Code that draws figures
-.-.-
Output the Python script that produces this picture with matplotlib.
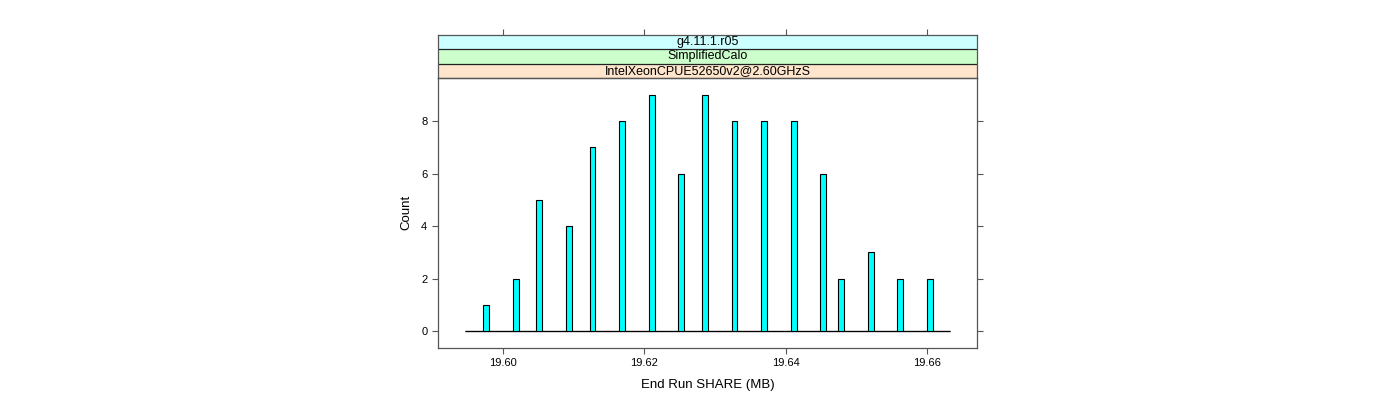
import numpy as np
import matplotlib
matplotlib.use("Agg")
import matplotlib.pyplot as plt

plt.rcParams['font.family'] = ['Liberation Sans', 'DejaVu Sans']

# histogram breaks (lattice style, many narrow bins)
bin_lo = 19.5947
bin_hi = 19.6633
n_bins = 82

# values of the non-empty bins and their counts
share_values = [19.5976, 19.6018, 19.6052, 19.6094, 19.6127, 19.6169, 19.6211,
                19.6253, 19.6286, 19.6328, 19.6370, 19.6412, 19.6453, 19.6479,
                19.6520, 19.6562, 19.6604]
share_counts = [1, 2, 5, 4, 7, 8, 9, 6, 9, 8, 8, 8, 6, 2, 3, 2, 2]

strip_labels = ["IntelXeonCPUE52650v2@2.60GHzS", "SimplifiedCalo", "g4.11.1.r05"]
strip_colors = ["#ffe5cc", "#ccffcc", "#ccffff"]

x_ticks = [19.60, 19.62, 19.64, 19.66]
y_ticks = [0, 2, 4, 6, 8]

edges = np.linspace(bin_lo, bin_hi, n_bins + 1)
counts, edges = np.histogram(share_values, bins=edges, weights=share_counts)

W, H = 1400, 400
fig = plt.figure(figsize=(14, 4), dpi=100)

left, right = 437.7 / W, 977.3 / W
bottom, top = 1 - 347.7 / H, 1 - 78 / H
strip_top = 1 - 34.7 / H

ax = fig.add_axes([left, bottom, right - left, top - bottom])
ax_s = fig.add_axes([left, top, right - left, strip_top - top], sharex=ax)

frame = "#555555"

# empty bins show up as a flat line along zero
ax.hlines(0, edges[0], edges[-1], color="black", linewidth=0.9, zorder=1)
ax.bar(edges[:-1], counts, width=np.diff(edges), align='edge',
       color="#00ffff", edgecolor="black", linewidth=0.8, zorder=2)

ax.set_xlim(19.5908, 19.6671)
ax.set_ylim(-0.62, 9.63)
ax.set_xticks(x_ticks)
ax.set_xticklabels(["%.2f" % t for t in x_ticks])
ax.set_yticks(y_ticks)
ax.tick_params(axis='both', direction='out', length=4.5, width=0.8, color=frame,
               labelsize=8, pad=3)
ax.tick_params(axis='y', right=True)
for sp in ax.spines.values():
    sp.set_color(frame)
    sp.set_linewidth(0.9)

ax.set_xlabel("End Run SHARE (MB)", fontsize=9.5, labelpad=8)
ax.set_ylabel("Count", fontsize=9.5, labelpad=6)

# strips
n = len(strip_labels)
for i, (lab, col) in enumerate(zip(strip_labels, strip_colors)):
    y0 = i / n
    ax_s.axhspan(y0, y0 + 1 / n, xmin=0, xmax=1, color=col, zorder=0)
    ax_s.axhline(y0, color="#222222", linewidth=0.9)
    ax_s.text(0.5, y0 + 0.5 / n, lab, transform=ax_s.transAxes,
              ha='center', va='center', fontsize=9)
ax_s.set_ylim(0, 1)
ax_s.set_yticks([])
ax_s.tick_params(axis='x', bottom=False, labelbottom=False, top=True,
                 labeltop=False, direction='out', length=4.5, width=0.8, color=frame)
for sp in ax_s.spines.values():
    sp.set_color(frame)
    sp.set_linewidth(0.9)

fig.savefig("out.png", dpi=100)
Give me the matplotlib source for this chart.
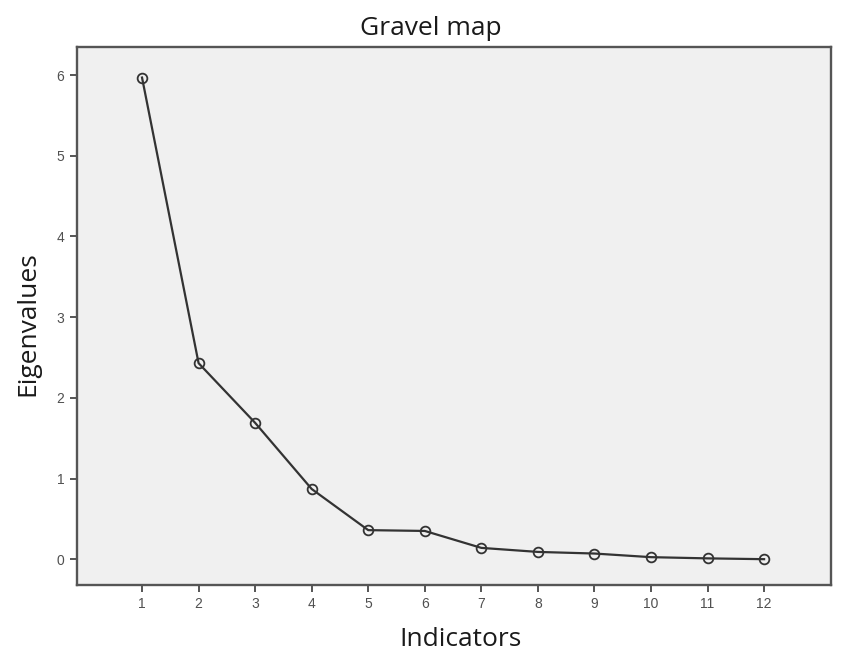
-.-.-
## Task brief
Pick each line holding the word "matplotlib" out of the listing.

## Answer to the task
Output the Python script that produces this picture with matplotlib.
import matplotlib
matplotlib.use("Agg")
import matplotlib.pyplot as plt
Give me the matplotlib source for this chart.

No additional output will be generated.